“Oh great, what now?” I thought, hearing a thud from upstairs.
I had just put the kiddos to bed and sat down in the den with a good book and a better beer. Now one of them was up, and it was only a matter of time until he or she came downstairs. Wonderful.
Just then the door opened and Boogieface walked in. “What’s wrong, baby?” I asked, expecting her to say that either her brother was being too loud or that — big surprise! — she wasn’t tired.
But then she reached out and shocked the you-know-what out of me.
“Here,” she said, holding out her beloved Raggies. “There’s no room in my bed for these anymore. And look—they’re all ripped and falling apart.”
Her Raggies were actually cloth diapers/burp cloths from when she was born. In time they became her nightly companions, without which she couldn’t sleep. There’s probably been a dozen or so times when, during a sleep over at the in-laws’, we’d get a late-night call saying that Boogs had forgotten her Raggies at home, and then I’d have to make the 10-mile trek to deliver the sleep-inducing cloths. She loved those things.
Yet, here she was, handing them over to me as if they meant nothing to her.
I tried to hide my emotion as I sat there holding the tattered, once beloved pieces of cloth. “I’ll take care of them,” I said. “How about we put them downstairs in your memory box?” She smiled and nodded, and then feigned a frown as she bid her nighttime friends adieu forever and went back upstairs to bed.
I sat there, stunned. Devastated. I mean, you never think about things like this until they happen. And when they do, it completely rips your heart out.
I knew this moment was coming months ago when she first showed us her rapidly disintegrating Raggies. Of course, I wasn’t just going to sit by idly and let this integral part of her life just fade into history. So I went online and scoured the Internet, trying to find out where and from whom we had originally purchased these burp cloths eight years earlier. But with no tags and no idea of the manufacturer, it was like looking for a needle in a haystack.
Finally, after a couple weeks of searching (I’m not kidding) I stumbled upon what looked like the same type of cloths on an Etsy page. I couldn’t find the exact same pink leopard and pink-and-green polka dot designs of her original Raggies, but I was able to find some other designs that I hoped — and prayed — she would like just as much.
On Christmas morning, I handed Boogs the wrapped up cloths and hoped for the best. But as she opened the gift, her reaction was lukewarm at best. Oh, well. Maybe it really was time to move on.

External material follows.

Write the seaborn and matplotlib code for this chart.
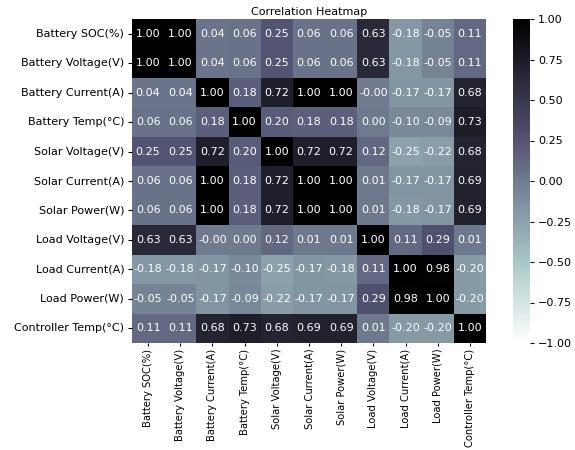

But then, a couple of days later, she mentioned to me that she had been sleeping with her new Raggies and that they were starting to get all soft and cuddly, just like her other ones. Success! The Raggie Era and this innocent, oh-so-precious time of my baby girl’s childhood had been extended. At least for a little while longer.
So there I was, sipping a beer and staring at the tattered remains of my daughter’s once beloved Raggies, my heart broken. How could I possibly take them down to that dark, cold basement and leave them there in that lonely plastic bin, not to be seen or thought of again for years? I’m sorry, I can’t. I just can’t.
Maybe I’ll just hang onto them a little while longer. You know, keep them at my desk, where I can see them everyday. Heck, maybe I’ll even sleep with them myself. What? You’ve never seen a grown man sleep with a couple cloth diaper/burp cloths before?
The thing is, I was just sitting there trying drink my beer and enjoy a good book. Leave it to life to come out of nowhere and punch me right in the gut when I least expect it.